文化庁、試される地方創生 省庁移転への関心低下も

東京, 3月28日, /AJMEDIA/

文化庁の京都移転は、中央省庁の機能を地方に本格的に移す初のケースで、安倍政権が2014年に打ち出した「地方創生」の目玉事業だ。東京とのリモート会議や出張を駆使する体制に不透明さも残る中、国の行政を地方から変える先進事例となるかが試される。
政府機関の移転は14年の国の地方創生戦略に盛り込まれ、翌年政府は全国の自治体に提案を募集。有識者会議の議論を踏まえ、16年に省庁や研究・研修機関の取り組みが決まった。消費者庁は徳島に、総務省統計局は和歌山に地方拠点を置く「部分移転」、文化庁は一部を東京に残しつつ、主要機能を京都に移す唯一の「全面移転」とされた。

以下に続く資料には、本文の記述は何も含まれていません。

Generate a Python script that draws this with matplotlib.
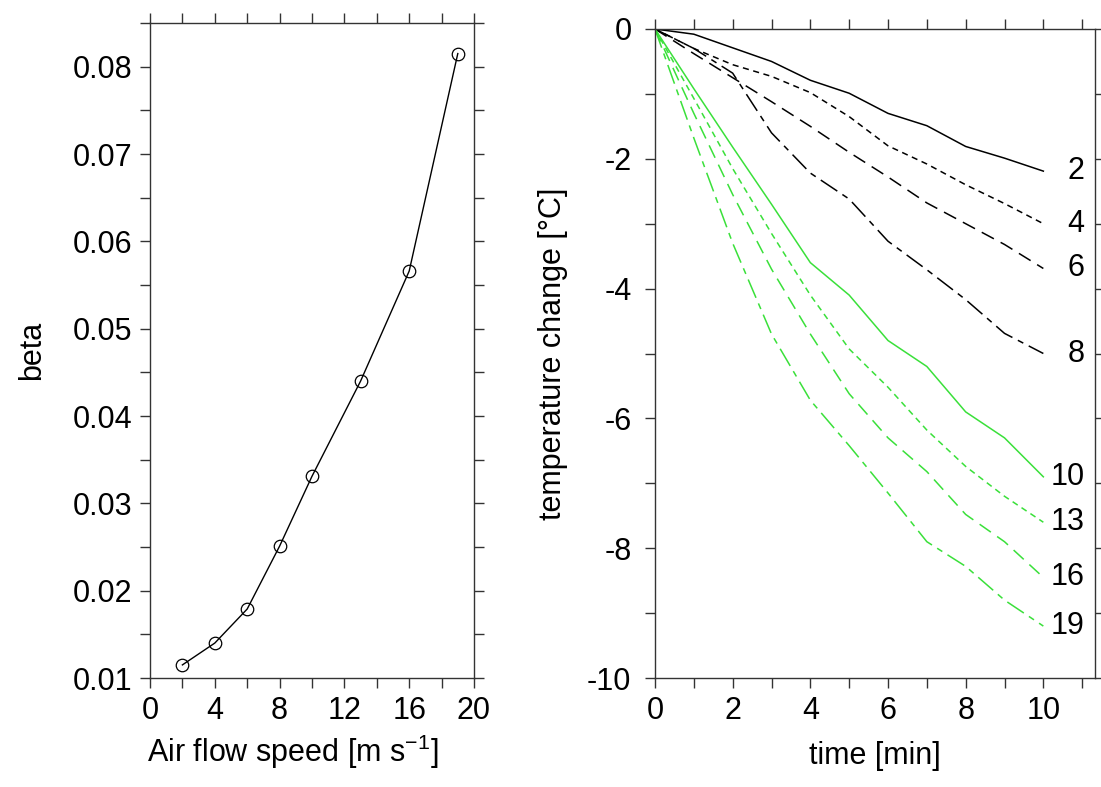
import matplotlib.pyplot as plt

plt.rcParams['font.family'] = ['Liberation Sans', 'DejaVu Sans']
plt.rcParams['mathtext.default'] = 'regular'

# left panel: beta vs air flow speed
speed = [2, 4, 6, 8, 10, 13, 16, 19]
beta = [0.0115, 0.0140, 0.0179, 0.0251, 0.0331, 0.0440, 0.0566, 0.0815]

# right panel: temperature change vs time, one curve per speed
t = [0, 1, 2, 3, 4, 5, 6, 7, 8, 9, 10]
dT_2 = [0, -0.08, -0.29, -0.50, -0.79, -0.99, -1.30, -1.49, -1.81, -1.99, -2.19]
dT_4 = [0, -0.30, -0.55, -0.73, -0.98, -1.35, -1.80, -2.08, -2.40, -2.69, -3.00]
dT_6 = [0, -0.38, -0.75, -1.12, -1.50, -1.90, -2.28, -2.68, -3.00, -3.32, -3.69]
dT_8 = [0, -0.30, -0.68, -1.60, -2.22, -2.62, -3.27, -3.71, -4.17, -4.69, -5.00]
dT_10 = [0, -0.92, -1.82, -2.70, -3.60, -4.10, -4.80, -5.20, -5.90, -6.30, -6.90]
dT_13 = [0, -1.07, -2.15, -3.15, -4.10, -4.93, -5.52, -6.18, -6.74, -7.20, -7.60]
dT_16 = [0, -1.30, -2.55, -3.70, -4.70, -5.62, -6.30, -6.82, -7.48, -7.90, -8.45]
dT_19 = [0, -1.68, -3.30, -4.70, -5.72, -6.42, -7.15, -7.90, -8.28, -8.80, -9.20]
curve_names = ['2', '4', '6', '8', '10', '13', '16', '19']
curves = [dT_2, dT_4, dT_6, dT_8, dT_10, dT_13, dT_16, dT_19]

green = '#3ae03a'
styles = [
    ('black', '-'),
    ('black', (0, (4, 3))),
    ('black', (0, (9, 5))),
    ('black', (0, (13, 4, 4, 4))),
    (green, '-'),
    (green, (0, (4, 3))),
    (green, (0, (9, 5))),
    (green, (0, (13, 4, 4, 4))),
]

fig = plt.figure(figsize=(11.01, 7.87), dpi=100)
ax1 = fig.add_axes([150/1101, 1-678/787, 324/1101, 655/787])
ax2 = fig.add_axes([655/1101, 1-678/787, 440/1101, 649/787])

fs = 22
for ax in (ax1, ax2):
    for s in ax.spines.values():
        s.set_color('#333333')
        s.set_linewidth(1.0)
    ax.tick_params(direction='out', length=7, width=1.0, color='#333333',
                   labelsize=fs, top=True, right=True, pad=6)
ax2.tick_params(axis='y', pad=10)

ax1.plot(speed, beta, color='black', lw=1.0, marker='o', ms=9,
         mfc='none', mec='black', mew=0.9)
ax1.set_xlim(0, 20)
ax1.set_ylim(0.01, 0.085)
ax1.set_xticks(range(0, 21, 2))
ax1.set_xticklabels([str(v) if v % 4 == 0 else '' for v in range(0, 21, 2)])
yt = [0.01 + 0.005 * i for i in range(16)]
ax1.set_yticks(yt)
ax1.set_yticklabels(['%.2f' % v if i % 2 == 0 else '' for i, v in enumerate(yt)])
ax1.set_xlabel('Air flow speed [m s$^{-1}$]', fontsize=fs)
ax1.xaxis.set_label_coords(0.44, -0.084)
ax1.set_ylabel('beta', fontsize=fs, labelpad=18)

for name, y, (c, ls) in zip(curve_names, curves, styles):
    ax2.plot(t, y, color=c, linestyle=ls, lw=1.1)
    ax2.annotate(name, xy=(t[-1], y[-1]), xytext=(29.5, 0),
                 textcoords='offset points', ha='right', va='center',
                 fontsize=fs)
ax2.set_xlim(0, 11.33)
ax2.set_ylim(-10, 0)
ax2.set_xticks(range(0, 12))
ax2.set_xticklabels([str(v) if v % 2 == 0 and v <= 10 else '' for v in range(0, 12)])
ax2.set_yticks(range(-10, 1))
ax2.set_yticklabels([str(v) if v % 2 == 0 else '' for v in range(-10, 1)])
ax2.set_xlabel('time [min]', fontsize=fs, labelpad=11)
ax2.set_ylabel('temperature change [°C]', fontsize=fs, labelpad=14)

fig.savefig('out.png', dpi=100)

 都倉俊一文化庁長官は27日、記者団に「京都のブランド力は非常に大きい。東京から世界に日本の文化芸術を発信するのと京都からとは、意味合いが違ってくる」と移転の意義を強調した。
 ただ、想定外の出来事も。宗教団体を所管する宗務課は京都に移る予定だったが、世界平和統一家庭連合(旧統一教会)への対応で当面東京に残る。永岡桂子文部科学相は「一定の区切り」がつけば京都に移ると強調するが、時期は見えない。同課に限らず、今後同庁に絡む大きな案件が起きれば短期出張では乗り切れず、京都の職員が一時的に東京に移る可能性もあるという。

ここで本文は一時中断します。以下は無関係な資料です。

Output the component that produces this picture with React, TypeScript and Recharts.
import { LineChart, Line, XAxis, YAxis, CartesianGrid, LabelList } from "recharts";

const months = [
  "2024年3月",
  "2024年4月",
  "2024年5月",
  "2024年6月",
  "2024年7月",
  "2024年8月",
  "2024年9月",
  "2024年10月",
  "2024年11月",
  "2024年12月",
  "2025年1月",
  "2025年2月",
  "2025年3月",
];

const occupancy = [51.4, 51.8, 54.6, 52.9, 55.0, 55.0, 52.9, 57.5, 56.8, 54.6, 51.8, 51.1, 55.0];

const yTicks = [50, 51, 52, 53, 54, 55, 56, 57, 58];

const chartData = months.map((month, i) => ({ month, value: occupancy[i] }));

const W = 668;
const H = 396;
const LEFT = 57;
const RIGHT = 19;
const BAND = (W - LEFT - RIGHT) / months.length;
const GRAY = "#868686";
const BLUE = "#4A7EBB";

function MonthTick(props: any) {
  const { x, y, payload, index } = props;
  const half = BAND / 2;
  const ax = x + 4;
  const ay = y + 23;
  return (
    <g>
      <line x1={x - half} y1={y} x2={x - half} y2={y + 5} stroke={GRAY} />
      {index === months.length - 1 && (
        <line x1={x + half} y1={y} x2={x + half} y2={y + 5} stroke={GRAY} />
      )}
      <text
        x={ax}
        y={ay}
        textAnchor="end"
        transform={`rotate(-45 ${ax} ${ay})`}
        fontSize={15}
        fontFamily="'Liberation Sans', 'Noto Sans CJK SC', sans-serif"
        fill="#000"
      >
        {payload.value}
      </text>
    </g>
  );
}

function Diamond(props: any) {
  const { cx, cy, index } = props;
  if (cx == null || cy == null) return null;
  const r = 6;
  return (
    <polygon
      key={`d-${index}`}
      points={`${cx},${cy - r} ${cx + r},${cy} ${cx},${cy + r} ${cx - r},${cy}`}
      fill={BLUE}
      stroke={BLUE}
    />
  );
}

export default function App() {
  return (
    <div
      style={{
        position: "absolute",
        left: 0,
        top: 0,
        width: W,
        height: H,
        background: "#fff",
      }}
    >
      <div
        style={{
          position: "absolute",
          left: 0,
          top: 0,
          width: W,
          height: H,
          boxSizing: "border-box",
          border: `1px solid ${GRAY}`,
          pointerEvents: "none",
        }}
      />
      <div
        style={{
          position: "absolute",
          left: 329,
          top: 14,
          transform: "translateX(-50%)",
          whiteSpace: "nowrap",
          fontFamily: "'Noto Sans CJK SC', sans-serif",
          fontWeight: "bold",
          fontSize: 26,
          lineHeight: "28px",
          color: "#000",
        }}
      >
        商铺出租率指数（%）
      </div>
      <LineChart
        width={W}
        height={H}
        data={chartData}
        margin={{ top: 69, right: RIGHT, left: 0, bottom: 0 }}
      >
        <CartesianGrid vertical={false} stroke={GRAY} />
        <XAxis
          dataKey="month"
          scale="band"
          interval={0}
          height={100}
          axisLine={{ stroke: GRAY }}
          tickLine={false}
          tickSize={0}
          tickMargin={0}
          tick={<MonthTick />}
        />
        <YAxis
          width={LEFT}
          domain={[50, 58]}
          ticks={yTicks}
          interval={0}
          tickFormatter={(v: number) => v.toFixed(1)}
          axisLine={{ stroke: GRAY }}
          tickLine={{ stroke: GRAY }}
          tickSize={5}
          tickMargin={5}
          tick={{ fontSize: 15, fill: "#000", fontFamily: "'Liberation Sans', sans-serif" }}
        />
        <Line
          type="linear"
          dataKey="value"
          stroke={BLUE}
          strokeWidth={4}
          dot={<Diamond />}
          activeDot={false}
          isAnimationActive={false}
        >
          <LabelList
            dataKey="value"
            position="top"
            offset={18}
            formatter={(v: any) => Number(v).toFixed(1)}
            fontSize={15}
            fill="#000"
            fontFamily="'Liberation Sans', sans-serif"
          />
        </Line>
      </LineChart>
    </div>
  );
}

 一方で地方創生の本来の目的である東京一極集中の是正は進んでいない。新型コロナウイルス感染拡大で東京都への転入者が転出者を上回る「転入超過」は21年に激減したが、22年は大幅に増加。東京23区内の大学の定員増を認めない規制も、デジタル人材の払底を背景に、24年度にも緩和されることが今年2月に決まった。
 16年当時は高かった省庁移転への関心も薄れている。有識者会議の座長を務めた増田寛也元総務相は、差し迫った新型コロナ対応で国が対策を主導してきた20年以降、「地方行政がやや国依存になってきた」と指摘する。
 政府は4月以降、国機関の地方移転の総括評価を行う。移転先の地域の経済効果などを検証する方針で、増田氏は「ここでプラス効果が出れば、関心度が変わってくるかもしれない」と語る。